Public opinion has shifted. A poll conducted last year by Hart Research Associates found that 75 percent of Americans (and 53 percent of Republicans) favor an increase in the federal minimum wage to $12.50 an hour by 2020. 63 percent of Americans support an even heftier raise to $15 an hour. A June poll by Edison Research for the public-radio show Marketplace discovered that 58 percent of Americans—including 51 percent of Republicans—believe that Wall Street does more to hurt than to help the lives of most Americans.

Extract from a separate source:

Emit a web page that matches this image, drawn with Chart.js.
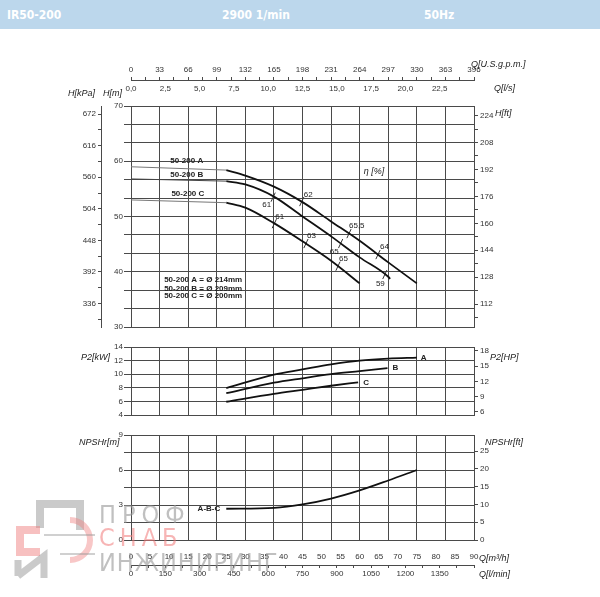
<!DOCTYPE html>
<html>
<head>
<meta charset="utf-8">
<script src="https://cdn.jsdelivr.net/npm/chart.js@4.4.0/dist/chart.umd.min.js"></script>
<style>
body { margin: 0; width: 600px; height: 597px; position: relative; background: #fff; overflow: hidden; }
#head { position: absolute; left: 0; top: 0; width: 600px; height: 29px; background: #bcd7ec; color: #fff;
        font: bold 12px "DejaVu Sans Condensed", "DejaVu Sans", sans-serif; }
#head span { position: absolute; top: 8px; }
canvas { position: absolute; left: 0; }
#wm { position: absolute; left: 0; top: 490px; width: 300px; height: 107px; pointer-events: none; }
#wm div { position: absolute; left: 99px; font: 25px "DejaVu Sans Condensed", "DejaVu Sans", sans-serif; line-height: 25px; }
</style>
</head>
<body>
<div id="head"><span style="left:7px">IR50-200</span><span style="left:222px">2900 1/min</span><span style="left:424px">50Hz</span></div>
<canvas id="cH" width="600" height="305" style="top:30px"></canvas>
<canvas id="cP" width="600" height="90" style="top:335px"></canvas>
<canvas id="cN" width="600" height="172" style="top:425px"></canvas>
<div id="wm">
  <svg width="100" height="107" style="position:absolute;left:0;top:0">
    <path d="M40 38 V14 H80 V40" fill="none" stroke="rgba(150,150,150,0.5)" stroke-width="8"/>
    <path d="M40 40 H20 V62 H40" fill="none" stroke="rgba(240,130,130,0.5)" stroke-width="8"/>
    <path d="M70 30 A16 16 0 1 1 70 70" fill="none" stroke="rgba(240,130,130,0.45)" stroke-width="6"/>
    <path d="M18 86 V70 M18 86 L44 66 V88" fill="none" stroke="rgba(150,150,150,0.5)" stroke-width="7"/>
    <path d="M44 45 H95 M60 64 H95" stroke="rgba(150,150,150,0.45)" stroke-width="2"/>
  </svg>
  <div style="top:12px;color:rgba(150,150,150,0.6);letter-spacing:6px">ПРОФ</div>
  <div style="top:35px;color:rgba(240,120,120,0.55);letter-spacing:5px">СНАБ</div>
  <div style="top:60px;color:rgba(150,150,150,0.6);letter-spacing:1px">ИНЖИНИРИНГ</div>
</div>
<script>
// ---- data (Q in m3/h) ----
var hShutoff = [59.0, 56.8, 53.0];          // H at Q=0 for A, B, C (thin part)

var qCurveA = [25, 30, 37.5, 45, 52.5, 60, 67.5, 75];
var hCurveA = [58.4, 57.4, 55.4, 52.6, 49.1, 45.6, 41.7, 37.9];
var qCurveB = [25, 30, 37.5, 45, 52.5, 60, 67.5, 68];
var hCurveB = [56.4, 55.8, 53.6, 50.0, 46.4, 42.6, 39.1, 38.7];
var qCurveC = [25, 30, 37.5, 45, 52.5, 60];
var hCurveC = [52.5, 51.6, 48.8, 45.5, 42.0, 37.9];

var effQ = [44.8, 57.2, 64.8, 37.3, 55.0, 66.6, 37.6, 45.9, 54.3];
var effH = [52.7, 46.9, 43.1, 53.5, 45.1, 39.5, 48.7, 45.1, 41.0];
var effText = ['62', '65,5', '64', '61', '65', '59', '61', '63', '65'];

var qPowerA = [25, 37.5, 45, 52.5, 60, 67.5, 75];
var pPowerA = [7.95, 9.95, 10.7, 11.45, 12.0, 12.3, 12.45];
var qPowerB = [25, 37.5, 45, 52.5, 60, 67.3];
var pPowerB = [7.2, 8.75, 9.4, 10.0, 10.45, 10.9];
var qPowerC = [25, 37.5, 45, 52.5, 59.6];
var pPowerC = [5.95, 7.1, 7.7, 8.3, 8.8];

var qNpsh = [25, 37.5, 45, 52.5, 60, 67.5, 75];
var nNpsh = [2.68, 2.76, 3.05, 3.55, 4.25, 5.1, 6.0];

var curveNames = ['50-200 A', '50-200 B', '50-200 C'];
var diameters = ['50-200 A = Ø 214mm', '50-200 B = Ø 209mm', '50-200 C = Ø 200mm'];

// ---- helpers ----
Chart.defaults.font.family = '"Liberation Sans", Arial, sans-serif';
Chart.defaults.font.size = 8;
Chart.defaults.color = '#333';
var GRID = '#4a4a4a';
var FONT = '"Liberation Sans", Arial, sans-serif';

function pts(xs, ys) { return xs.map(function (x, i) { return { x: x, y: ys[i] }; }); }
function range(a, b, st) { var r = []; for (var i = 0; a + i * st <= b + 1e-9; i++) r.push(+(a + i * st).toFixed(4)); return r; }
function isMult(v, m) { return Math.abs(v / m - Math.round(v / m)) < 1e-6; }
function size(w, h) { return function (s) { if (w != null) s.width = w; if (h != null) s.height = h; }; }
function setTicks(list) { return function (s) { s.ticks = list.map(function (v) { return { value: v }; }); }; }
function curve(data, color, width) {
  return { data: data, showLine: true, borderColor: color, borderWidth: width, pointRadius: 0, cubicInterpolationMode: 'monotone' };
}

var notes = {
  id: 'notes',
  afterDraw: function (chart, args, opts) {
    var ctx = chart.ctx;
    (opts.items || []).forEach(function (n) {
      var x = n.x, y = n.y;
      if (n.q != null) {
        x = chart.scales.x.getPixelForValue(n.q) + (n.dx || 0);
        y = chart.scales.y.getPixelForValue(n.v) + (n.dy || 0);
      }
      ctx.save();
      ctx.font = n.font || ('8px ' + FONT);
      ctx.fillStyle = '#222';
      ctx.textAlign = n.align || 'left';
      ctx.textBaseline = 'middle';
      ctx.fillText(n.t, x, y);
      ctx.restore();
    });
  }
};

var flowGrid = range(0, 90, 7.5);
function gridX() {
  return { type: 'linear', position: 'bottom', min: 0, max: 90, afterBuildTicks: setTicks(flowGrid), afterFit: size(null, 0),
           ticks: { display: false }, grid: { color: GRID, drawTicks: false }, border: { color: GRID } };
}
var base = { responsive: false, animation: false, plugins: { legend: { display: false }, tooltip: { enabled: false } } };
function opts(extra) { return Object.assign({}, base, extra); }

// ---- head curve ----
var effNudge = [[2, -7, 'left'], [0, -8, 'left'], [2, -8, 'left'], [-2, 8, 'right'], [-2, 8, 'right'], [0, 9, 'right'],
                [1, -7, 'left'], [1, -8, 'left'], [1, -7, 'left']];
var headNotes = [
  { t: 'Q[U.S.g.p.m.]', x: 471, y: 34, font: 'italic 9px ' + FONT },
  { t: 'Q[l/s]', x: 494, y: 58, font: 'italic 9px ' + FONT },
  { t: 'H[kPa]', x: 95, y: 63, align: 'right', font: 'italic 9px ' + FONT },
  { t: 'H[m]', x: 103, y: 63, font: 'italic 9px ' + FONT },
  { t: 'H[ft]', x: 495, y: 83, font: 'italic 9px ' + FONT },
  { t: 'η [%]', q: 61.1, v: 58.1, font: 'italic 9px ' + FONT },
  { t: curveNames[0], q: 10.3, v: 60.0, font: 'bold 8px ' + FONT },
  { t: curveNames[1], q: 10.3, v: 57.6, font: 'bold 8px ' + FONT },
  { t: curveNames[2], q: 10.6, v: 54.1, font: 'bold 8px ' + FONT },
  { t: diameters[0], q: 8.7, v: 38.5, font: 'bold 8px ' + FONT },
  { t: diameters[1], q: 8.7, v: 37.0, font: 'bold 8px ' + FONT },
  { t: diameters[2], q: 8.7, v: 35.6, font: 'bold 8px ' + FONT }
];
effText.forEach(function (t, i) {
  headNotes.push({ t: t, q: effQ[i], v: effH[i], dx: effNudge[i][0], dy: effNudge[i][1], align: effNudge[i][2] });
});

new Chart(document.getElementById('cH'), {
  type: 'scatter',
  data: { datasets: [
    curve([{ x: 0, y: hShutoff[0] }, { x: qCurveA[0], y: hCurveA[0] }], '#777', 1),
    curve([{ x: 0, y: hShutoff[1] }, { x: qCurveB[0], y: hCurveB[0] }], '#444', 1),
    curve([{ x: 0, y: hShutoff[2] }, { x: qCurveC[0], y: hCurveC[0] }], '#777', 1),
    curve(pts(qCurveA, hCurveA), '#111', 1.8),
    curve(pts(qCurveB, hCurveB), '#111', 1.8),
    curve(pts(qCurveC, hCurveC), '#111', 1.8),
    { data: pts(effQ, effH), pointStyle: 'line', pointRadius: 5, pointRotation: -65, borderColor: '#333', borderWidth: 1 }
  ] },
  options: opts({
    layout: { padding: { top: 0, bottom: 8, left: 0, right: 0 } },
    plugins: Object.assign({}, base.plugins, { notes: { items: headNotes } }),
    scales: {
      x: gridX(),
      lps: { axis: 'x', type: 'linear', position: 'top', weight: 0, min: 0, max: 25, afterFit: size(null, 26),
             afterBuildTicks: setTicks(range(0, 25, 2.5)),
             ticks: { autoSkip: false, maxRotation: 0, padding: 12, callback: function (v) { return v < 25 ? v.toFixed(1).replace('.', ',') : ''; } },
             grid: { drawOnChartArea: false, drawTicks: false }, border: { display: false } },
      gpm: { axis: 'x', type: 'linear', position: 'top', weight: 1, min: 0, max: 396, afterFit: size(null, 50),
             afterBuildTicks: setTicks(range(0, 396, 16.5)),
             ticks: { autoSkip: false, maxRotation: 0, padding: 2, callback: function (v) { return isMult(v, 33) ? String(v) : ''; } },
             grid: { drawOnChartArea: false, tickLength: 3, color: GRID }, border: { color: GRID } },
      y: { type: 'linear', position: 'left', weight: 0, min: 30, max: 70, afterFit: size(30, null),
           afterBuildTicks: setTicks(range(30, 70, 10 / 3)),
           ticks: { padding: 1, callback: function (v) { return isMult(v, 10) ? String(Math.round(v)) : ''; } },
           grid: { color: GRID, tickLength: 7 }, border: { color: GRID } },
      kpa: { axis: 'y', type: 'linear', position: 'left', weight: 1, min: 30 * 9.80665, max: 70 * 9.80665, afterFit: size(101, null),
             afterBuildTicks: setTicks(range(308, 672, 28)),
             ticks: { padding: 2, callback: function (v) { return isMult(v, 56) ? String(v) : ''; } },
             grid: { drawOnChartArea: false, tickLength: 3, color: GRID }, border: { color: GRID } },
      ft: { axis: 'y', type: 'linear', position: 'right', min: 30 / 0.3048, max: 70 / 0.3048, afterFit: size(126, null),
            afterBuildTicks: setTicks(range(104, 224, 8)),
            ticks: { padding: 2, callback: function (v) { return isMult(v, 16) ? String(v) : ''; } },
            grid: { drawOnChartArea: false, tickLength: 4, color: GRID }, border: { color: GRID } }
    }
  }),
  plugins: [notes]
});

// ---- power curve ----
new Chart(document.getElementById('cP'), {
  type: 'scatter',
  data: { datasets: [
    curve(pts(qPowerA, pPowerA), '#111', 1.8),
    curve(pts(qPowerB, pPowerB), '#111', 1.8),
    curve(pts(qPowerC, pPowerC), '#111', 1.8)
  ] },
  options: opts({
    layout: { padding: { top: 12, bottom: 10, left: 0, right: 0 } },
    plugins: Object.assign({}, base.plugins, { notes: { items: [
      { t: 'P2[kW]', x: 81, y: 22, font: 'italic 9px ' + FONT },
      { t: 'P2[HP]', x: 490, y: 22, font: 'italic 9px ' + FONT },
      { t: 'A', q: qPowerA[qPowerA.length - 1], v: pPowerA[pPowerA.length - 1], dx: 4, font: 'bold 8px ' + FONT },
      { t: 'B', q: qPowerB[qPowerB.length - 1], v: pPowerB[pPowerB.length - 1], dx: 5, font: 'bold 8px ' + FONT },
      { t: 'C', q: qPowerC[qPowerC.length - 1], v: pPowerC[pPowerC.length - 1], dx: 5, font: 'bold 8px ' + FONT }
    ] } }),
    scales: {
      x: gridX(),
      y: { type: 'linear', position: 'left', min: 4, max: 14, afterFit: size(131, null),
           afterBuildTicks: setTicks(range(4, 14, 2)),
           ticks: { padding: 1 }, grid: { color: GRID, tickLength: 7 }, border: { color: GRID } },
      hp: { axis: 'y', type: 'linear', position: 'right', min: 4 * 1.341, max: 14 * 1.341, afterFit: size(126, null),
            afterBuildTicks: setTicks(range(6, 18, 3)),
            ticks: { padding: 2 }, grid: { drawOnChartArea: false, tickLength: 4, color: GRID }, border: { color: GRID } }
    }
  }),
  plugins: [notes]
});

// ---- NPSH curve ----
new Chart(document.getElementById('cN'), {
  type: 'scatter',
  data: { datasets: [ curve(pts(qNpsh, nNpsh), '#111', 1.8) ] },
  options: opts({
    layout: { padding: { top: 10, bottom: 12, left: 0, right: 0 } },
    plugins: Object.assign({}, base.plugins, { notes: { items: [
      { t: 'NPSHr[m]', x: 79, y: 17, font: 'italic 9px ' + FONT },
      { t: 'NPSHr[ft]', x: 485, y: 17, font: 'italic 9px ' + FONT },
      { t: 'Q[m³/h]', x: 479, y: 133, font: 'italic 9px ' + FONT },
      { t: 'Q[l/min]', x: 479, y: 149, font: 'italic 9px ' + FONT },
      { t: 'A-B-C', q: qNpsh[0], v: nNpsh[0], dx: -6, align: 'right', font: 'bold 8px ' + FONT }
    ] } }),
    scales: {
      x: { type: 'linear', position: 'bottom', weight: 0, min: 0, max: 90, afterFit: size(null, 25),
           afterBuildTicks: setTicks(range(0, 90, 2.5)),
           ticks: { autoSkip: false, maxRotation: 0, padding: 12, callback: function (v) { return isMult(v, 5) ? String(v) : ''; } },
           grid: { drawTicks: false, color: function (c) { return c.tick && isMult(c.tick.value, 7.5) ? GRID : 'rgba(0,0,0,0)'; } },
           border: { color: GRID } },
      lmin: { axis: 'x', type: 'linear', position: 'bottom', weight: 1, min: 0, max: 1500, afterFit: size(null, 20),
              afterBuildTicks: setTicks(range(0, 1500, 75)),
              ticks: { autoSkip: false, maxRotation: 0, padding: 1, callback: function (v) { return isMult(v, 150) && v < 1500 ? String(v) : ''; } },
              grid: { drawOnChartArea: false, tickLength: 3, color: GRID }, border: { color: GRID } },
      y: { type: 'linear', position: 'left', min: 0, max: 9, afterFit: size(131, null),
           afterBuildTicks: setTicks(range(0, 9, 1.5)),
           ticks: { padding: 1, callback: function (v) { return isMult(v, 3) ? String(v) : ''; } },
           grid: { color: GRID, tickLength: 7 }, border: { color: GRID } },
      ftn: { axis: 'y', type: 'linear', position: 'right', min: 0, max: 9 / 0.3048, afterFit: size(126, null),
             afterBuildTicks: setTicks(range(0, 25, 5)),
             ticks: { padding: 2 }, grid: { drawOnChartArea: false, tickLength: 4, color: GRID }, border: { color: GRID } }
    }
  }),
  plugins: [notes]
});
</script>
</body>
</html>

Beginning next year—thanks to a new Securities and Exchange Commission regulation mandated by the 2010 Dodd-Frank bank reform law—publicly traded companies will be required to disclose the ratio of CEO pay to median worker pay, which will surely focus even greater attention on the widening gulf between the super-rich and other Americans.
Although JPMorgan Chase’s announcement has been heralded as a major breakthrough, it is actually far behind the policy of Amalgamated Bank, a union-owned lender. Last year, Amalgamated Bank became the first bank in the nation to raise its minimum wage to $15 per hour. In response to JPMorgan Chase’s new policy, Keith Mestrich, Amalgamated’s President and CEO, said:
We are pleased to see JP Morgan has joined our fight to raise the minimum wage for banks. If there is one industry that can afford to give its workers an honest living wage, it’s the banking industry. JP Morgan’s actions today are a step in the right direction, but more must be done if we are to do what is fair and just for our bank employees.
“This raise to front-line bank workers is pennies for JPMorgan Chase,” said Reuben Traite of the Committee for Better Banks. “This is the largest bank in America. Last year they made $24 billion in profits. Jamie Dimon thinks he’s a hero for raising wages to $13. That’s not a living wage anywhere in the country. Chase can do better and so can all big banks.”
A serious attack on inequality requires two things—increasing wages at the bottom and reducing outsized compensation at the top. Will that be Dimon’s next announcement?